Федор вышел от Белинского в упоении. Он остановился на углу, посмотрел на небо, на проходивших людей и весь, всем существом своим, ощутил, что в жизни его произошел перелом, который он и не предполагал тогда даже в самых страстных мечтах своих. Я это всё думал, я припоминаю ту минуту в самой полной ясности. И никогда потом я не мог забыть ее. Это была самая восхитительная минута во всей моей жизни[79].
Глава 2
Круги в кругах
1846–1849
Ну, брат, никогда, я думаю, слава моя не дойдет до такой апогеи, как теперь. Всюду почтение неимоверное, любопытство насчет меня страшное. Все меня принимают как чудо. Белинский любит меня как нельзя более. На днях воротился из Парижа поэт Тургенев, и с первого раза привязался ко мне такою привязанностию, такою дружбой, что Белинский объясняет ее тем, что Тургенев влюбился в меня. Я тоже едва ль не влюбился в него. Поэт, талант, аристократ, красавец, богач, умен, образован, 25 лет[80].
На голову выше Федора, с небесно-голубыми глазами, отличным французским и немецким, Тургенев казался человеком с опытом. Он пожил за границей, учился в Берлинском университете вместе с Карлом Марксом и встречался с Жорж Санд, скандально известной в русских литературных кругах как один из немногих радикальных голосов Европы, сумевший проскользнуть сквозь цензорскую сеть. Тургенев еще не зарабатывал своими сочинениями, но у его матери было имение с 5000 крепостных, так что он мог позволить себе не спешить. Иными словами, он был тем, кем Федор быть мечтал.

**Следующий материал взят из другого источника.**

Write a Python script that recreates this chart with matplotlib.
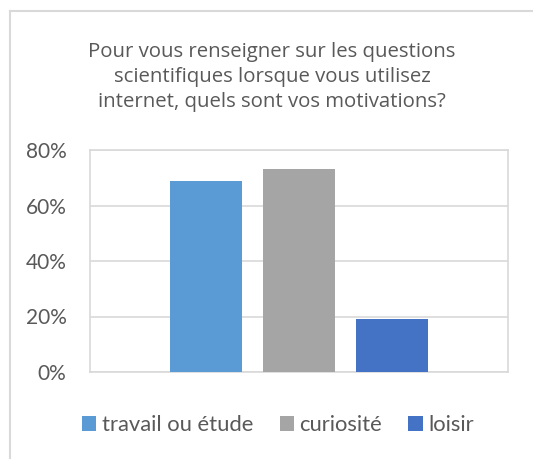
import matplotlib.pyplot as plt
from matplotlib.lines import Line2D
from matplotlib.ticker import PercentFormatter

# data
series = ["travail ou étude", "curiosité", "loisir"]
values = [0.69, 0.73, 0.19]
colors = ["#5B9BD5", "#A5A5A5", "#4472C4"]
yticks = [0, 0.2, 0.4, 0.6, 0.8]

W, H = 533, 459
fig = plt.figure(figsize=(W / 100, H / 100), dpi=100)
fig.patch.set_facecolor("white")

# outer chart border: only the top and left edges are visible
bx, by = 9.5 / W, 1 - 10.5 / H
fig.lines.append(Line2D([bx, 1.05], [by, by], transform=fig.transFigure,
                        color="#D9D9D9", linewidth=1.5))
fig.lines.append(Line2D([bx, bx], [-0.05, by], transform=fig.transFigure,
                        color="#D9D9D9", linewidth=1.5))

# plot area in pixels: x 90..508, y 150..372
ax = fig.add_axes([90 / W, 1 - 372 / H, 418 / W, 222 / H])

offsets = [-0.2225, 0, 0.2225]
for name, v, c, o in zip(series, values, colors, offsets):
    ax.bar(o, v, width=0.1746, color=c, label=name, zorder=3)

ax.set_xlim(-0.5, 0.5)
ax.set_ylim(0, 0.8)
ax.set_yticks(yticks)
ax.yaxis.set_major_formatter(PercentFormatter(1.0, decimals=0))
ax.set_xticks([])
ax.grid(axis="y", color="#D9D9D9", linewidth=1.2, zorder=0)
for s in ax.spines.values():
    s.set_color("#D9D9D9")
    s.set_linewidth(1.2)
ax.tick_params(axis="y", length=0, pad=17, labelsize=15, labelcolor="#595959")
for lab in ax.get_yticklabels():
    lab.set_family("Lato")

title = "Pour vous renseigner sur les questions\nscientifiques lorsque vous utilisez\ninternet, quels sont vos motivations?"
fig.text(272 / W, 1 - 77 / H, title, ha="center", va="center",
         fontsize=14.7, color="#595959", family="Open Sans", linespacing=1.32)

leg = fig.legend(loc="center", bbox_to_anchor=(278 / W, 1 - 425 / H), ncol=3,
                 frameon=False, handlelength=0.65, handleheight=0.65,
                 handletextpad=0.25, columnspacing=1.2,
                 prop={"family": "Lato", "size": 15.8})
for t in leg.get_texts():
    t.set_color("#595959")

fig.savefig("out.png", dpi=100)
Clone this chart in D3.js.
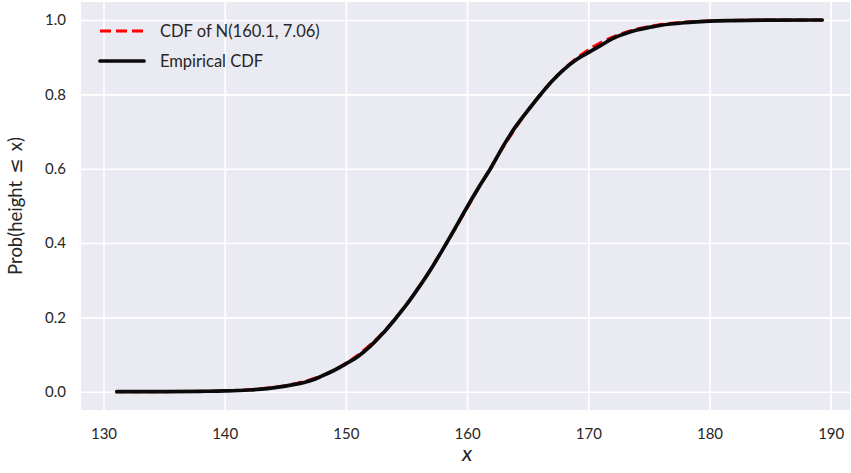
<!DOCTYPE html>
<html>
<head>
<meta charset="utf-8">
<script src="https://cdn.jsdelivr.net/npm/d3@7"></script>
<style>
  html, body { margin: 0; padding: 0; background: #ffffff; }
  svg { display: block; }
  text { font-family: Lato, "Open Sans", sans-serif; fill: #262626; }
</style>
</head>
<body>
<svg id="chart" width="851" height="473"></svg>
<script>
// ---- data ----
const xTicks = [130, 140, 150, 160, 170, 180, 190];
const yTicks = [0.0, 0.2, 0.4, 0.6, 0.8, 1.0];

// CDF of N(160.1, 7.06)
const normX = [131, 135, 138, 140, 142, 144, 145, 146, 147, 148, 149, 150, 151, 152, 153, 154, 155, 156, 157, 158, 159, 160, 161, 162, 163, 164, 165, 166, 167, 168, 169, 170, 171, 172, 173, 174, 175, 176, 178, 180, 182, 185, 189.3];
const normY = [0.0000, 0.0002, 0.0009, 0.0022, 0.0052, 0.0113, 0.0162, 0.0229, 0.0317, 0.0432, 0.0580, 0.0763, 0.0987, 0.1257, 0.1573, 0.1938, 0.2351, 0.2806, 0.3303, 0.3832, 0.4381, 0.4944, 0.5507, 0.6061, 0.6594, 0.7096, 0.7562, 0.7984, 0.8357, 0.8684, 0.8963, 0.9196, 0.9387, 0.9541, 0.9662, 0.9755, 0.9826, 0.9878, 0.9944, 0.9976, 0.9990, 0.9998, 1.0000];

// Empirical CDF
const empX = [131.1, 135, 138, 140, 142, 143.5, 145, 146, 147, 148, 149, 150, 151, 152, 153, 154, 155, 156, 157, 158, 159, 160, 161, 162, 163, 164, 165, 166, 167, 168, 169, 170, 171, 172, 173, 174, 175, 176, 178, 180, 182, 185, 189.3];
const empY = [0.0000, 0.0003, 0.0010, 0.0020, 0.0045, 0.0085, 0.0150, 0.0210, 0.0290, 0.0420, 0.0570, 0.0750, 0.0950, 0.1220, 0.1550, 0.1930, 0.2340, 0.2800, 0.3290, 0.3830, 0.4390, 0.4970, 0.5520, 0.6040, 0.6620, 0.7130, 0.7560, 0.7970, 0.8350, 0.8670, 0.8930, 0.9120, 0.9310, 0.9500, 0.9630, 0.9730, 0.9800, 0.9860, 0.9930, 0.9970, 0.9985, 0.9997, 1.0000];

const legendLabels = ["CDF of N(160.1, 7.06)", "Empirical CDF"];

// ---- layout ----
const svg = d3.select("#chart");
const plot = { left: 81, right: 850, top: 2, bottom: 410 };

const x = d3.scaleLinear().domain([130, 190]).range([103.5, 830.7]);
const y = d3.scaleLinear().domain([0, 1]).range([391.7, 20]);

// background
svg.append("rect")
  .attr("x", plot.left).attr("y", plot.top)
  .attr("width", plot.right - plot.left).attr("height", plot.bottom - plot.top)
  .attr("fill", "#EAEAF2");

// grid via axes
const gx = svg.append("g")
  .attr("transform", `translate(0,${plot.bottom})`)
  .call(d3.axisBottom(x).tickValues(xTicks).tickFormat(d3.format("d"))
        .tickSize(-(plot.bottom - plot.top)).tickPadding(18));
gx.select(".domain").remove();
gx.selectAll(".tick line").attr("stroke", "#ffffff").attr("stroke-width", 1.6);
gx.selectAll(".tick text").attr("font-size", 15).attr("fill", "#262626");

const gy = svg.append("g")
  .attr("transform", `translate(${plot.left},0)`)
  .call(d3.axisLeft(y).tickValues(yTicks).tickFormat(d3.format(".1f"))
        .tickSize(-(plot.right - plot.left)).tickPadding(15));
gy.select(".domain").remove();
gy.selectAll(".tick line").attr("stroke", "#ffffff").attr("stroke-width", 1.6);
gy.selectAll(".tick text").attr("font-size", 15).attr("fill", "#262626");

// lines
const line = d3.line().curve(d3.curveMonotoneX);
const normPts = normX.map((v, i) => [x(v), y(normY[i])]);
const empPts = empX.map((v, i) => [x(v), y(empY[i])]);

svg.append("path")
  .attr("d", line(normPts))
  .attr("fill", "none")
  .attr("stroke", "#ff0000")
  .attr("stroke-width", 3)
  .attr("stroke-dasharray", "11,5");

svg.append("path")
  .attr("d", line(empPts))
  .attr("fill", "none")
  .attr("stroke", "#0a0a0a")
  .attr("stroke-width", 3.7)
  .attr("stroke-linecap", "round")
  .attr("stroke-linejoin", "round");

// legend
const lg = svg.append("g");
lg.append("line").attr("x1", 100).attr("x2", 144).attr("y1", 31).attr("y2", 31)
  .attr("stroke", "#ff0000").attr("stroke-width", 3).attr("stroke-dasharray", "11,5");
lg.append("line").attr("x1", 100).attr("x2", 144).attr("y1", 61).attr("y2", 61)
  .attr("stroke", "#0a0a0a").attr("stroke-width", 3.7).attr("stroke-linecap", "round");
lg.append("text").attr("x", 160).attr("y", 31).attr("dy", "0.35em")
  .attr("font-size", 16.5).text(legendLabels[0]);
lg.append("text").attr("x", 160).attr("y", 61).attr("dy", "0.35em")
  .attr("font-size", 16.5).text(legendLabels[1]);

// axis labels
svg.append("text")
  .attr("x", x(160)).attr("y", 461)
  .attr("text-anchor", "middle")
  .attr("font-size", 22).attr("font-style", "italic")
  .text("x");

const yl = svg.append("text")
  .attr("transform", `translate(22,${(plot.top + plot.bottom) / 2}) rotate(-90)`)
  .attr("text-anchor", "middle")
  .attr("font-size", 18.5);
yl.append("tspan").text("Prob(height\u2009 ");
yl.append("tspan").attr("font-family", "'DejaVu Sans', sans-serif").attr("font-size", 18.5).text("\u2264");
yl.append("tspan").text(" \u2009x)");
</script>
</body>
</html>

Вечером у Тургенева читался мой роман во всем нашем круге, то есть между 20 человек по крайней мере, и произвел фурор[81]. Белинский сказал, что он теперь уверен во мне совершенно, ибо я могу браться за совершенно различные элементы. У меня бездна идей; и нельзя мне рассказать что-нибудь из них хоть Тургеневу, чтобы назавтра почти во всех углах Петербурга не знали, что Достоевский пишет то-то и то-то. Если бы я стал исчислять тебе все успехи мои, то бумаги не нашлось бы столько[82].
Вскоре Федора пригласили в кружок Ивана Панаева, другого петербургского законодателя вкусов. В первый вечер он пришел с Некрасовым и Григоровичем, с лицом, искаженным гримасой нервной застенчивости, но другие его поддерживали, и он начал выбираться из своего панциря. С Панаевым было весело – забавен, ребячлив. Я, кажется, влюбился в жену его. Она умна и хорошенькая, вдобавок любезна и пряма донельзя. Авдотья Панаева была одного с Федором возраста и втайне работала над собственными рассказами. Она сразу ему понравилась. Видя, как он нервничает, была к нему особенно дружелюбна и добра. Он следил, как она скользит по салону – будто танцуя, каждое движение в тон неслышимой музыке. Она была прекрасна – с шелковистыми черными волосами, идеально прямым носом и сияющей кожей. Мало полюбить горячо, нужно еще обладать искусством заставить себя полюбить[83]. Впоследствии Федор узнал, что мадам Панаева уже состояла в ménage à trois с Некрасовым.